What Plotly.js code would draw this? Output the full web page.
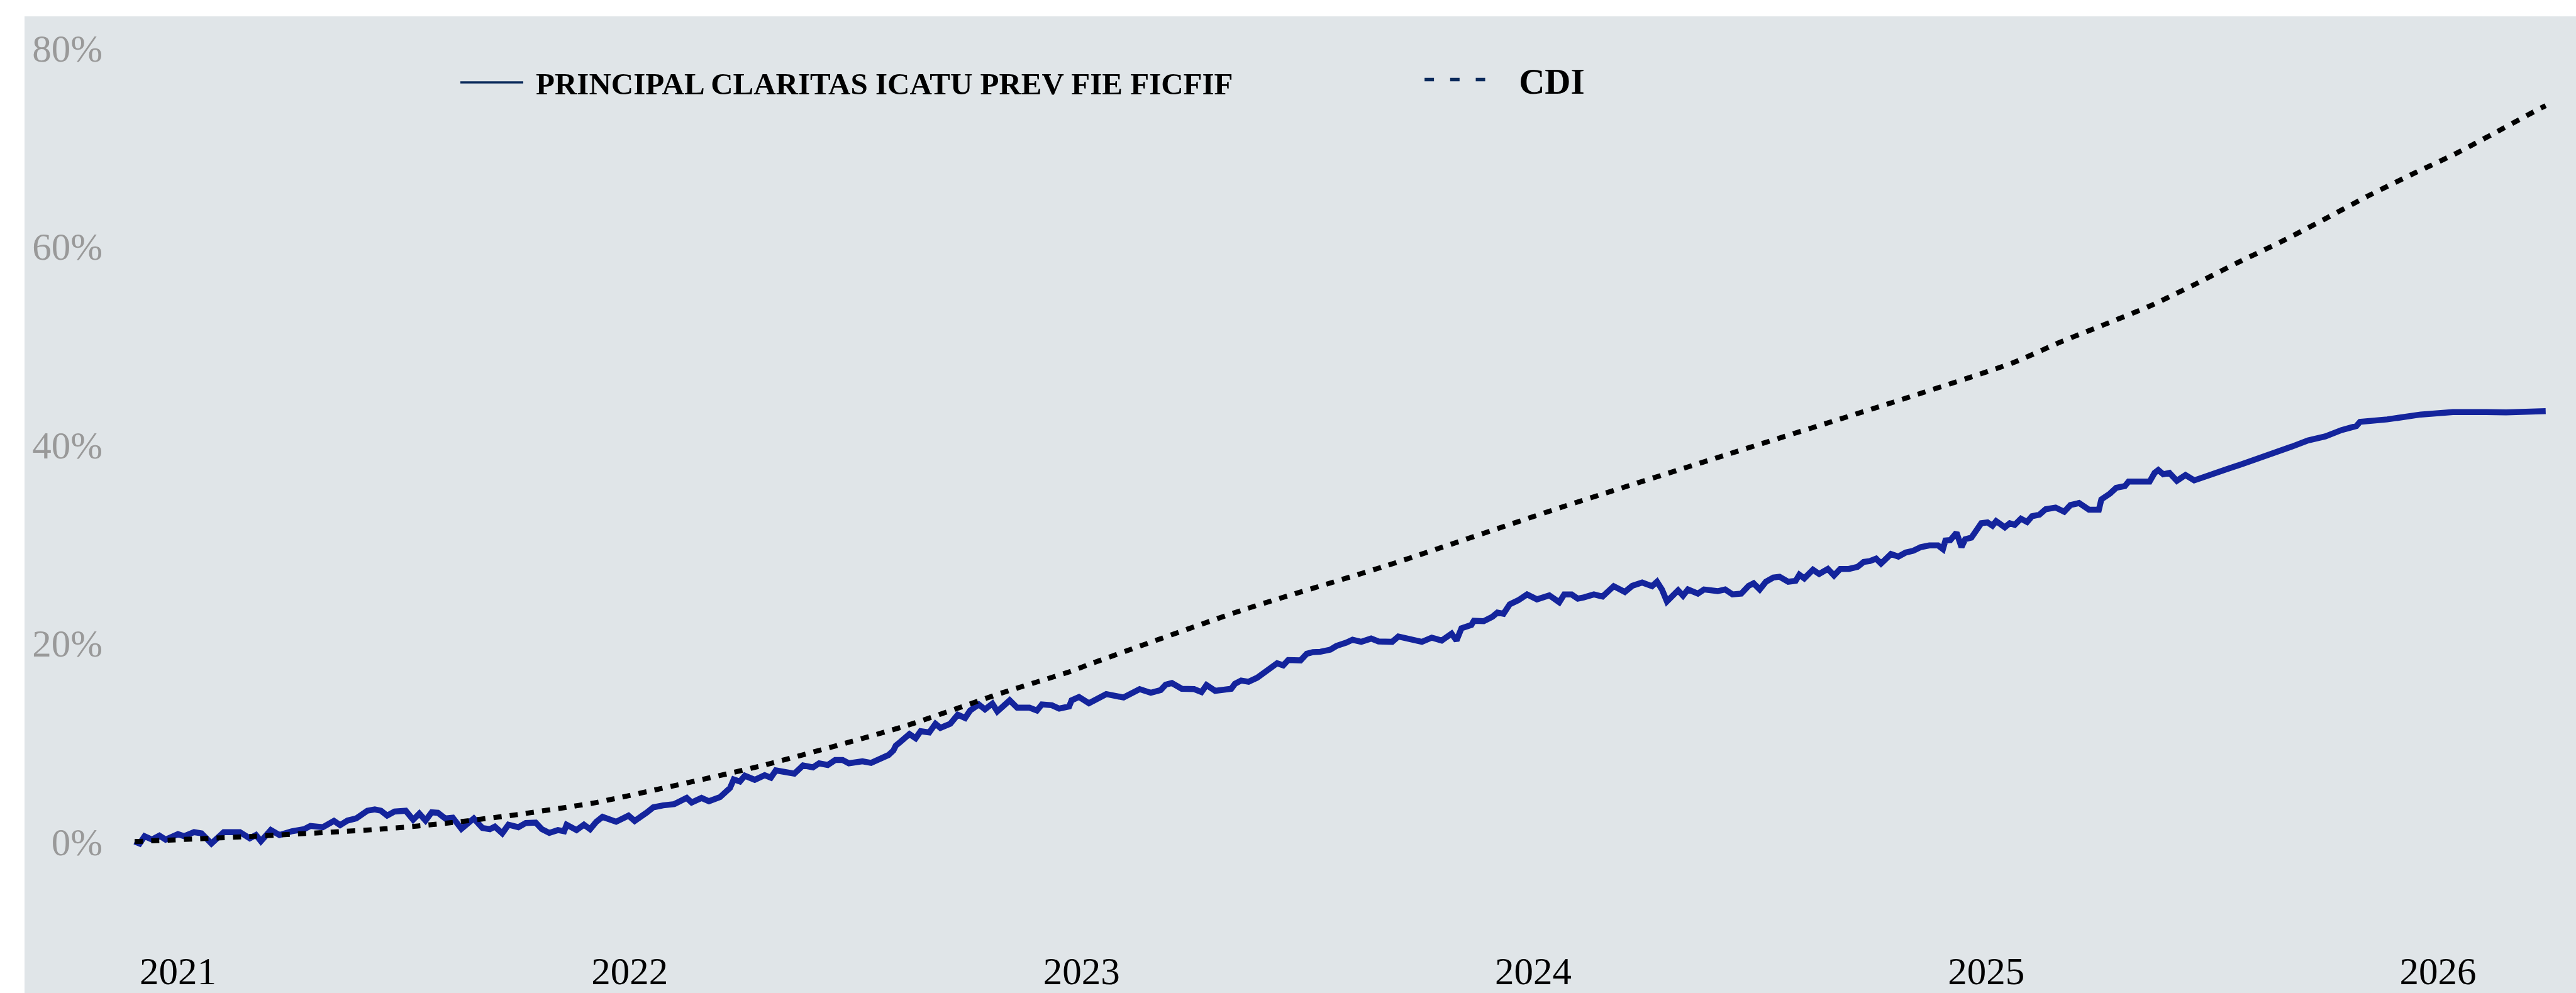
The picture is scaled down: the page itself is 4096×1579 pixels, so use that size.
<!DOCTYPE html>
<html>
<head>
<meta charset="utf-8">
<script src="https://cdn.plot.ly/plotly-3.0.1.min.js"></script>
<style>
  html, body { margin: 0; padding: 0; background: #ffffff; width: 4096px; height: 1579px; overflow: hidden; }
  #chart { position: absolute; left: 39px; top: 26px; width: 4057px; height: 1553px; }
</style>
</head>
<body>
<div id="chart"></div>
<script>
// ---- Data ----
const seriesNames = ['PRINCIPAL CLARITAS ICATU PREV FIE FICFIF', 'CDI'];

const fundDates = [
 '2020-11-27','2020-12-01','2020-12-05','2020-12-11','2020-12-17','2020-12-22',
 '2021-01-01','2021-01-06','2021-01-14','2021-01-20','2021-01-28','2021-02-07','2021-02-20','2021-02-28',
 '2021-03-05','2021-03-09','2021-03-17','2021-03-24','2021-04-03','2021-04-13','2021-04-18','2021-04-28',
 '2021-05-07','2021-05-12','2021-05-18','2021-05-25','2021-06-03','2021-06-09','2021-06-14','2021-06-19',
 '2021-06-25','2021-07-04','2021-07-10','2021-07-15','2021-07-20','2021-07-25','2021-07-30','2021-08-05',
 '2021-08-11','2021-08-18','2021-08-28','2021-09-04','2021-09-10','2021-09-14','2021-09-20','2021-09-25',
 '2021-10-03','2021-10-09','2021-10-17','2021-10-22','2021-10-28','2021-11-04','2021-11-09','2021-11-11',
 '2021-11-19','2021-11-25','2021-11-30','2021-12-05','2021-12-10','2021-12-21','2021-12-31',
 '2022-01-05','2022-01-15','2022-01-20','2022-01-28','2022-02-06','2022-02-16','2022-02-20','2022-02-28',
 '2022-03-06','2022-03-15','2022-03-23','2022-03-26','2022-03-31','2022-04-04','2022-04-12','2022-04-20',
 '2022-04-25','2022-04-29','2022-05-14','2022-05-21','2022-05-29','2022-06-03','2022-06-10','2022-06-16',
 '2022-06-22','2022-06-27','2022-07-08','2022-07-15','2022-07-23','2022-07-29','2022-08-02','2022-08-04',
 '2022-08-08','2022-08-15','2022-08-20','2022-08-24','2022-08-31','2022-09-05','2022-09-09','2022-09-17',
 '2022-09-23','2022-09-29','2022-10-03','2022-10-10','2022-10-15','2022-10-21','2022-10-25','2022-11-04',
 '2022-11-10','2022-11-20','2022-11-26','2022-11-30','2022-12-08','2022-12-14','2022-12-22','2022-12-24',
 '2022-12-30','2023-01-07','2023-01-21','2023-02-04','2023-02-17','2023-02-26','2023-03-06','2023-03-10',
 '2023-03-15','2023-03-23','2023-04-02','2023-04-08','2023-04-12','2023-04-19','2023-05-02','2023-05-05',
 '2023-05-10','2023-05-16','2023-05-23','2023-05-28','2023-06-03','2023-06-08','2023-06-13','2023-06-17',
 '2023-06-27','2023-07-02','2023-07-07','2023-07-13','2023-07-21','2023-07-26','2023-08-03','2023-08-08',
 '2023-08-15','2023-08-23','2023-08-29','2023-09-09','2023-09-14','2023-09-25','2023-10-03','2023-10-11',
 '2023-10-19','2023-10-27','2023-10-31','2023-11-04','2023-11-12','2023-11-14','2023-11-22','2023-11-29',
 '2023-12-03','2023-12-08','2023-12-13','2023-12-20','2023-12-27','2024-01-04','2024-01-09','2024-01-14',
 '2024-01-22','2024-01-26','2024-02-01','2024-02-06','2024-02-11','2024-02-19','2024-02-26','2024-03-06',
 '2024-03-15','2024-03-21','2024-03-29','2024-04-06','2024-04-10','2024-04-14','2024-04-18','2024-04-27',
 '2024-05-01','2024-05-05','2024-05-13','2024-05-18','2024-05-29','2024-06-04','2024-06-10','2024-06-17',
 '2024-06-23','2024-06-27','2024-07-02','2024-07-07','2024-07-13','2024-07-18','2024-07-25','2024-07-31',
 '2024-08-03','2024-08-07','2024-08-14','2024-08-19','2024-08-26','2024-08-31','2024-09-05','2024-09-12',
 '2024-09-19','2024-09-24','2024-09-29','2024-10-04','2024-10-08','2024-10-16','2024-10-22','2024-10-28',
 '2024-11-03','2024-11-09','2024-11-16','2024-11-23','2024-11-27','2024-11-29','2024-12-03','2024-12-08',
 '2024-12-12','2024-12-15','2024-12-20','2024-12-24','2024-12-28','2025-01-02','2025-01-06','2025-01-09',
 '2025-01-16','2025-01-20','2025-01-24','2025-01-29','2025-02-03','2025-02-07','2025-02-13','2025-02-18',
 '2025-02-26','2025-03-05','2025-03-10','2025-03-17','2025-03-25','2025-04-02','2025-04-04','2025-04-11',
 '2025-04-16','2025-04-23','2025-04-26','2025-05-05','2025-05-13','2025-05-17','2025-05-20','2025-05-24',
 '2025-05-29','2025-06-04','2025-06-11','2025-06-18','2025-07-01','2025-07-14','2025-07-27','2025-08-10',
 '2025-08-23','2025-09-05','2025-09-18','2025-10-02','2025-10-15','2025-10-27','2025-10-30','2025-11-21',
 '2025-12-18','2026-01-13','2026-02-09','2026-02-25','2026-03-29'
];
const fundValues = [
 0.0,-0.2,0.54,0.2,0.6,0.2,
 0.75,0.54,0.95,0.83,-0.2,0.95,0.95,0.33,
 0.66,0.04,1.16,0.66,1.04,1.25,1.58,1.45,
 2.08,1.66,2.12,2.33,3.11,3.24,3.11,2.62,
 3.03,3.11,2.2,2.82,2.12,2.95,2.9,2.33,
 2.41,1.29,2.33,1.37,1.25,1.5,0.83,1.7,
 1.45,1.87,1.91,1.25,0.87,1.16,1.04,1.7,
 1.16,1.7,1.25,2.0,2.49,2.0,2.62,
 2.08,2.95,3.45,3.65,3.78,4.4,3.94,4.4,
 4.07,4.49,5.4,6.27,6.06,6.64,6.23,6.69,
 6.44,7.18,6.85,7.68,7.48,7.89,7.72,8.22,
 8.22,7.89,8.1,7.93,8.43,8.72,9.18,9.68,
 10.09,10.84,10.42,11.13,11.0,11.88,11.46,11.88,
 12.79,12.46,13.21,13.83,13.33,13.91,13.12,14.24,
 13.5,13.5,13.21,13.83,13.75,13.41,13.62,14.24,
 14.58,13.95,14.87,14.53,15.37,15.0,15.28,15.82,
 15.99,15.41,15.37,15.07,15.78,15.2,15.41,15.91,
 16.24,16.11,16.53,17.03,17.44,17.98,17.77,18.31,
 18.27,18.94,19.1,19.14,19.35,19.73,20.06,20.35,
 20.14,20.47,20.18,20.14,20.68,20.39,20.14,20.56,
 20.27,20.97,20.27,21.51,21.84,22.26,22.22,22.67,
 23.09,22.97,23.92,24.34,24.92,24.42,24.63,24.83,
 24.13,24.92,24.92,24.5,24.63,24.92,24.71,25.75,
 25.17,25.79,26.12,25.75,26.2,25.42,24.21,25.33,
 24.79,25.42,25.0,25.42,25.25,25.42,24.92,25.0,
 25.79,26.04,25.42,26.2,26.62,26.7,26.2,26.29,
 26.91,26.54,27.41,26.99,27.49,26.83,27.49,27.49,
 27.7,28.2,28.28,28.53,28.03,28.99,28.74,29.15,
 29.32,29.69,29.86,29.86,29.48,30.36,30.4,31.15,
 29.69,30.48,30.65,31.31,32.1,32.18,31.85,32.31,
 31.69,32.1,31.94,32.56,32.23,32.81,32.97,33.51,
 33.68,33.26,33.93,34.14,33.47,33.47,34.5,35.09,
 35.67,35.84,36.3,36.3,36.3,37.17,37.46,37.04,
 37.17,36.38,36.96,36.42,37.04,37.54,38.08,38.66,
 39.24,39.83,40.45,40.86,41.49,41.9,42.32,42.57,
 43.06,43.31,43.31,43.27,43.4
];

const cdiDates = [
 '2020-11-27','2021-03-04','2021-06-18','2021-08-10','2021-10-01','2021-11-21','2021-12-05',
 '2022-04-16','2022-08-11','2022-10-29','2022-12-23','2023-01-07','2023-05-10','2023-09-04',
 '2024-01-25','2024-06-07','2024-10-18','2025-01-23','2025-03-02','2025-04-07','2025-05-13',
 '2025-06-18','2025-07-22','2025-08-27','2025-09-30','2025-11-05','2025-12-11','2026-01-15',
 '2026-02-18','2026-03-25','2026-03-29'
];
const cdiValues = [
 0.0,0.54,1.29,1.91,2.7,3.65,3.94,
 7.6,11.63,15.0,17.15,17.86,23.3,27.8,
 33.76,39.08,44.31,48.3,50.37,52.16,53.99,
 56.15,58.31,60.47,62.67,65.07,67.28,69.35,
 71.6,73.96,74.2
];

const yTickValues = [0, 20, 40, 60, 80];
const yTickLabels = ['0%', '20%', '40%', '60%', '80%'];
const xTickValues = ['2021-01-01','2022-01-01','2023-01-01','2024-01-01','2025-01-01','2026-01-01'];
const xTickLabels = ['2021','2022','2023','2024','2025','2026'];

// ---- Styles ----
const BG = '#e0e5e8';
const FUND_COLOR = '#14249c';
const LEGEND_NAVY = '#0c2b5c';
const FONT = '"Liberation Serif", "Times New Roman", Times, serif';

const traces = [
  { x: fundDates, y: fundValues, type: 'scatter', mode: 'lines', name: seriesNames[0],
    line: { color: FUND_COLOR, width: 9.5 }, showlegend: false, hoverinfo: 'skip' },
  { x: cdiDates, y: cdiValues, type: 'scatter', mode: 'lines', name: seriesNames[1],
    line: { color: '#000000', width: 8, dash: '13px,13px', shape: 'spline', smoothing: 0.6 },
    showlegend: false, hoverinfo: 'skip' },
  // legend-only entries (the reference legend uses navy symbols)
  { x: [null], y: [null], type: 'scatter', mode: 'lines', name: seriesNames[0],
    line: { color: LEGEND_NAVY, width: 3.5, dash: '100px,400px' }, legend: 'legend', showlegend: true },
  { x: [null], y: [null], type: 'scatter', mode: 'lines', name: seriesNames[1],
    line: { color: LEGEND_NAVY, width: 5.5, dash: '15px,25.7px,15px,25.7px,15px,400px' },
    legend: 'legend2', showlegend: true }
];

const layout = {
  width: 4057, height: 1553,
  margin: { l: 130, r: 0, t: 0, b: 76, pad: 0 },
  paper_bgcolor: BG, plot_bgcolor: BG,
  font: { family: FONT, color: '#000000' },
  showlegend: true,
  xaxis: {
    type: 'date',
    range: ['2020-11-04 01:40', '2026-04-22 12:00'],
    tickvals: xTickValues, ticktext: xTickLabels,
    showgrid: false, zeroline: false, showline: false, ticks: '',
    tickfont: { family: FONT, size: 61, color: '#000000' }
  },
  yaxis: {
    range: [-10.45, 83.21],
    tickvals: yTickValues, ticktext: yTickLabels,
    showgrid: false, zeroline: false, showline: false, ticks: '',
    ticklabelstandoff: 5,
    tickfont: { family: FONT, size: 61, color: '#999999' }
  },
  legend: {
    x: 0.1421, xanchor: 'left', y: 0.9548, yanchor: 'top',
    bgcolor: 'rgba(0,0,0,0)', borderwidth: 0, itemwidth: 115,
    font: { family: FONT, size: 49, color: '#000000', weight: 700 }
  },
  legend2: {
    x: 0.5325, xanchor: 'left', y: 0.9615, yanchor: 'top',
    bgcolor: 'rgba(0,0,0,0)', borderwidth: 0, itemwidth: 145,
    font: { family: FONT, size: 57, color: '#000000', weight: 700 }
  }
};

Plotly.newPlot('chart', traces, layout, { displayModeBar: false, staticPlot: true });
</script>
</body>
</html>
|---|
▸ EXERCISE BRIEF:
Leave the pictures out and reproduce exactly the lines from the top of the listing above through the line with "const seriesNames = ['PRINCIPAL".

▸ OUTPUT BELOW:
What Plotly.js code would draw this? Output the full web page.
The picture is scaled down: the page itself is 4096×1579 pixels, so use that size.
<!DOCTYPE html>
<html>
<head>
<meta charset="utf-8">
<script src="https://cdn.plot.ly/plotly-3.0.1.min.js"></script>
<style>
  html, body { margin: 0; padding: 0; background: #ffffff; width: 4096px; height: 1579px; overflow: hidden; }
  #chart { position: absolute; left: 39px; top: 26px; width: 4057px; height: 1553px; }
</style>
</head>
<body>
<div id="chart"></div>
<script>
// ---- Data ----
const seriesNames = ['PRINCIPAL CLARITAS ICATU PREV FIE FICFIF', 'CDI'];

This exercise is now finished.